When a court sees neglect on one side and injury therefrom on the other, it is a ground for denial of relief. Bement v. LaDow, 66 Fed. 185 (C. C.).

One who, knowing his rights, takes no steps to enforce them until the condition of the other party has in good faith become so changed that he can not be restored to his former state if the rights be then enforced, is estopped by the doctrine of laches from assertion of the rights. Chase v. Chase, 20 R. I. 202, 37 Atl. 804.

Certainly Mrs. Hughes, long prior to the death of her husband, knew her rights. Certainly she took no steps to enforce them. Certainly, the condition of Hughes has become so changed that he can not be restored to his former state.
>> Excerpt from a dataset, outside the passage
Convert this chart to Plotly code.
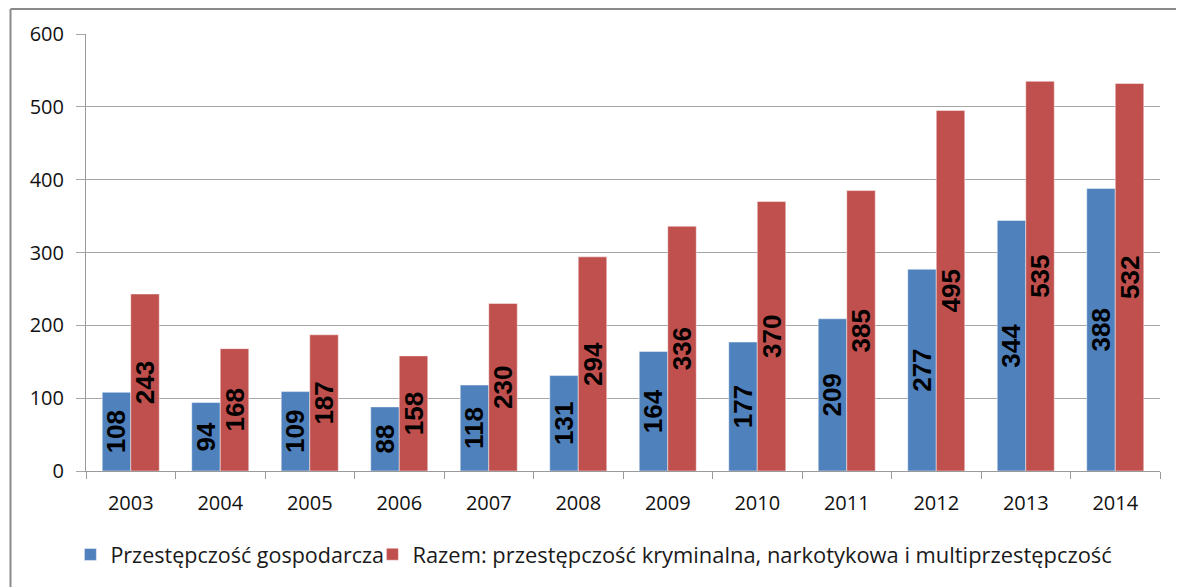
import plotly.graph_objects as go

years = ["2003", "2004", "2005", "2006", "2007", "2008", "2009", "2010", "2011", "2012", "2013", "2014"]
gospodarcza = [108, 94, 109, 88, 118, 131, 164, 177, 209, 277, 344, 388]
razem = [243, 168, 187, 158, 230, 294, 336, 370, 385, 495, 535, 532]
name_blue = "Przestępczość gospodarcza"
name_red = "Razem: przestępczość kryminalna, narkotykowa i multiprzestępczość"

# page body adds an 8px margin, so the figure is sized to fit the 1184x587 window
W, H = 1176, 579
L, R, T, B = 78, 24, 26, 114
PW, PH = W - L - R, H - T - B

label_font = dict(family="Liberation Sans, Arial", size=26, color="black", weight="bold")

fig = go.Figure()
fig.add_trace(go.Bar(
    x=years, y=gospodarcza, name=name_blue, legend="legend",
    marker=dict(color="#4F81BD", line=dict(color="rgba(255,255,255,0.45)", width=1)),
    text=[str(v) for v in gospodarcza], textposition="inside", insidetextanchor="middle",
    textangle=-90, constraintext="none", textfont=label_font,
    hoverinfo="skip",
))
fig.add_trace(go.Bar(
    x=years, y=razem, name=name_red, legend="legend2",
    marker=dict(color="#C0504D", line=dict(color="rgba(255,255,255,0.45)", width=1)),
    text=[str(v) for v in razem], textposition="inside", insidetextanchor="middle",
    textangle=-90, constraintext="none", textfont=label_font,
    hoverinfo="skip",
))

tick_font = dict(family="Open Sans", size=20, color="#111111")
leg_y = -0.191

bx = (2.5 - L) / PW
by = (H - B - 0.8) / PH
border = dict(color="#8a8a8a", width=2)

fig.update_layout(
    width=W, height=H, autosize=False,
    margin=dict(l=L, r=R, t=T, b=B, pad=0),
    paper_bgcolor="white", plot_bgcolor="white",
    barmode="group", bargap=0.363, bargroupgap=0,
    showlegend=True,
    legend=dict(orientation="h", x=(62.4 - L) / PW, xanchor="left", y=leg_y, yanchor="middle",
                font=dict(family="Open Sans", size=21.5, color="#1a1a1a"),
                bgcolor="rgba(0,0,0,0)", itemwidth=30),
    legend2=dict(orientation="h", x=(364.4 - L) / PW, xanchor="left", y=leg_y, yanchor="middle",
                 font=dict(family="Open Sans", size=21.9, color="#1a1a1a"),
                 bgcolor="rgba(0,0,0,0)", itemwidth=30),
    xaxis=dict(
        type="category", showgrid=False, showline=True, linecolor="#9a9a9a", linewidth=1,
        ticks="outside", tickson="boundaries", ticklen=7, tickcolor="#9a9a9a",
        tickfont=tick_font, ticklabelstandoff=14,
    ),
    yaxis=dict(
        range=[0, 600], dtick=100, showgrid=True, gridcolor="#a6a6a6", gridwidth=1,
        showline=True, linecolor="#9a9a9a", linewidth=1, zeroline=False,
        ticks="outside", ticklen=9, tickcolor="#a6a6a6",
        tickfont=tick_font, ticklabelstandoff=8,
    ),
    shapes=[
        dict(type="line", xref="paper", yref="paper", x0=bx, x1=bx, y0=-1.0, y1=by,
             line=border, layer="below"),
        dict(type="line", xref="paper", yref="paper", x0=bx, x1=1.5, y0=by, y1=by,
             line=border, layer="below"),
    ],
)

fig.write_html("out.html")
Plaintiff says she was coerced by her husband’s threat to do a lawful thing into entering into a solemn contract with him settling all their property rights. She took the property and money given her under that contract and pretended to be satisfied. She says she made that pretense to prevent her husband from dealing with his property as he had a right to do, and for the purpose of convincing him that all financial questions growing out of their marriage' relations were settled; that she bided her time in silence, with no intention of keeping her contract, until death had stopped her husband’s mouth, and she now claims the right to what must of necessity be an ex parte hearing on her principal allegations, and the right to reap the fruits of her watchful waiting. The husband had deserted her (she says without cause) and welcomed a suit for divorce or separate maintenance. According to her testimony, he seemed to have no fear as to what such an action would reveal as to his own conduct. It was this plaintiff who then saw fit to accept what she could get, rather than submit her claims and her conduct to the tribunal whose- aid she now *510seeks when there is no one to dispute her contention. Certainly here, if ever, must the doctrine of laches be applied.

Again, plaintiff’s whole claim to a recovery is based upon an alleged fraud perpetrated on her by her husband. A well settled rule of law required her, in such case, to take proper steps to set aside her contract within a reasonable time after the fact of the fraud became known to her. The fraud, if any, consisted in her husband’s misrepresentations to her as to his financial standing. An essential element of recovery is that she believed such representations and was misled thereby to her detriment. She makes no such allegation in her pleadings, introduces no evidence thereof, and makes no offer of such proof. In fact, her pleadings and her offer of proof show the contrary. If she were so misled at the time of the execution of this contract, there must have been some time between that date and the date of the bringing of this action when the facts became known to her. We search this record in vain for any pleading, or for the offer of evidence, of any such discovery.

From the foregoing, it must be concluded that the evidence offered and rejected by the court was immaterial; that plaintiff was not injured- by that ruling; that she ratified the contract; that she is now prohibited by the doctrine of laches from impeaching its validity; that, granting the truth of all her testimony, rejected or received, there is no evidence of her having been misled by any material false representations made to her by her husband; and that she pleaded no facts upon which such evidence could be admitted.

The judgment of the trial court is accordingly affirmed.